◆ **Set problem**
Word for word, copy all the data and drop the pictures.

--- START Data provided ---

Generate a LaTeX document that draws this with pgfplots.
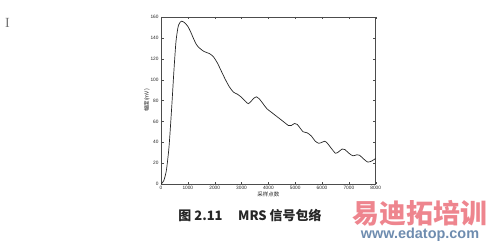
\documentclass[border=0pt]{standalone}
\usepackage{fontspec}
\setmainfont{Liberation Sans}
\newfontfamily\cjk{Noto Sans CJK SC}
\newfontfamily\serif{Liberation Serif}
\usepackage{pgfplots}
\pgfplotsset{compat=1.18}
\definecolor{wmred}{RGB}{236,120,130}
\definecolor{wmblue}{RGB}{110,140,175}
\begin{document}
\begin{tikzpicture}[x=1bp,y=1bp]
\path (0,0) rectangle (500,242);
\node[text=black!55,font=\serif\fontsize{14}{14}\selectfont] at (7.5,219.5) {I};
\begin{axis}[
  at={(161bp,58bp)}, anchor=south west,
  scale only axis, width=214.7bp, height=167bp,
  xmin=0, xmax=8000, ymin=0, ymax=160,
  xtick={0,1000,...,8000}, ytick={0,20,...,160},
  scaled x ticks=false,
  tick align=inside, major tick length=2.5bp,
  axis line style={black!70, line width=0.5pt},
  tick style={black!70},
  tick label style={font=\fontsize{4.8}{5}\selectfont, text=black!85},
  /pgf/number format/assume math mode=true,
  /pgf/number format/1000 sep={},
  xlabel={\cjk 采样点数}, ylabel={\cjk 幅度(mV)},
  label style={font=\fontsize{5.5}{6}\selectfont, text=black!85},
  xlabel style={yshift=5bp}, ylabel style={yshift=-6bp},
  xticklabel style={yshift=1bp}, yticklabel style={xshift=1bp},
]
\addplot[black!85, line width=0.7pt, smooth, tension=0.4] coordinates {
(0,0) (100,3) (200,13) (300,36) (400,74) (480,108) (560,137) (650,152) (760,156)
(880,154.5) (1000,151) (1100,146) (1200,140) (1300,134.5) (1400,131) (1600,127)
(1800,125) (1950,122) (2100,116) (2250,108) (2400,100) (2550,93) (2700,88)
(2850,86) (3000,83) (3150,79) (3250,77) (3350,79) (3450,82) (3560,83.5)
(3680,81) (3800,77) (3950,72) (4150,68) (4350,64) (4550,60) (4750,56)
(4850,56) (4980,58) (5080,57) (5200,53) (5300,50) (5450,49) (5600,46)
(5750,41) (5880,39) (6000,40) (6100,41) (6200,39) (6350,34) (6500,29.5)
(6600,30.5) (6750,33.5) (6850,33) (7000,29.5) (7150,27) (7300,28) (7400,27.5)
(7550,24) (7700,21) (7850,22) (8000,24.5)
};
\end{axis}
\node[font=\cjk\fontsize{13}{13}\selectfont\bfseries, text=black!85] at (250,26) {图 2.11\hspace{1.2em}MRS 信号包络};
\node[font=\cjk\fontsize{27}{27}\selectfont\bfseries, text=wmred, opacity=0.9] at (420,29) {易迪拓培训};
\node[font=\fontsize{14.5}{14.5}\selectfont\bfseries, text=wmblue] at (420,7) {www.edatop.com};
\end{tikzpicture}
\end{document}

--- END Data provided ---

◆ **Exercise solution**
Generate a LaTeX document that draws this with pgfplots.
\documentclass[border=0pt]{standalone}
\usepackage{fontspec}
\setmainfont{Liberation Sans}
\newfontfamily\cjk{Noto Sans CJK SC}
\newfontfamily\serif{Liberation Serif}
\usepackage{pgfplots}
\pgfplotsset{compat=1.18}
\definecolor{wmred}{RGB}{236,120,130}
\definecolor{wmblue}{RGB}{110,140,175}
\begin{document}
\begin{tikzpicture}[x=1bp,y=1bp]
\path (0,0) rectangle (500,242);
\node[text=black!55,font=\serif\fontsize{14}{14}\selectfont] at (7.5,219.5) {I};
\begin{axis}[
  at={(161bp,58bp)}, anchor=south west,
  scale only axis, width=214.7bp, height=167bp,
  xmin=0, xmax=8000, ymin=0, ymax=160,
  xtick={0,1000,...,8000}, ytick={0,20,...,160},
  scaled x ticks=false,
  tick align=inside, major tick length=2.5bp,
  axis line style={black!70, line width=0.5pt},
  tick style={black!70},
  tick label style={font=\fontsize{4.8}{5}\selectfont, text=black!85},
  /pgf/number format/assume math mode=true,
  /pgf/number format/1000 sep={},
  xlabel={\cjk 采样点数}, ylabel={\cjk 幅度(mV)},
  label style={font=\fontsize{5.5}{6}\selectfont, text=black!85},
  xlabel style={yshift=5bp}, ylabel style={yshift=-6bp},
  xticklabel style={yshift=1bp}, yticklabel style={xshift=1bp},
]
\addplot[black!85, line width=0.7pt, smooth, tension=0.4] coordinates {
(0,0) (100,3) (200,13) (300,36) (400,74) (480,108) (560,137) (650,152) (760,156)
(880,154.5) (1000,151) (1100,146) (1200,140) (1300,134.5) (1400,131) (1600,127)
(1800,125) (1950,122) (2100,116) (2250,108) (2400,100) (2550,93) (2700,88)
(2850,86) (3000,83) (3150,79) (3250,77) (3350,79) (3450,82) (3560,83.5)
(3680,81) (3800,77) (3950,72) (4150,68) (4350,64) (4550,60) (4750,56)
(4850,56) (4980,58) (5080,57) (5200,53) (5300,50) (5450,49) (5600,46)
(5750,41) (5880,39) (6000,40) (6100,41) (6200,39) (6350,34) (6500,29.5)
(6600,30.5) (6750,33.5) (6850,33) (7000,29.5) (7150,27) (7300,28) (7400,27.5)
(7550,24) (7700,21) (7850,22) (8000,24.5)
};
\end{axis}
\node[font=\cjk\fontsize{13}{13}\selectfont\bfseries, text=black!85] at (250,26) {图 2.11\hspace{1.2em}MRS 信号包络};
\node[font=\cjk\fontsize{27}{27}\selectfont\bfseries, text=wmred, opacity=0.9] at (420,29) {易迪拓培训};
\node[font=\fontsize{14.5}{14.5}\selectfont\bfseries, text=wmblue] at (420,7) {www.edatop.com};
\end{tikzpicture}
\end{document}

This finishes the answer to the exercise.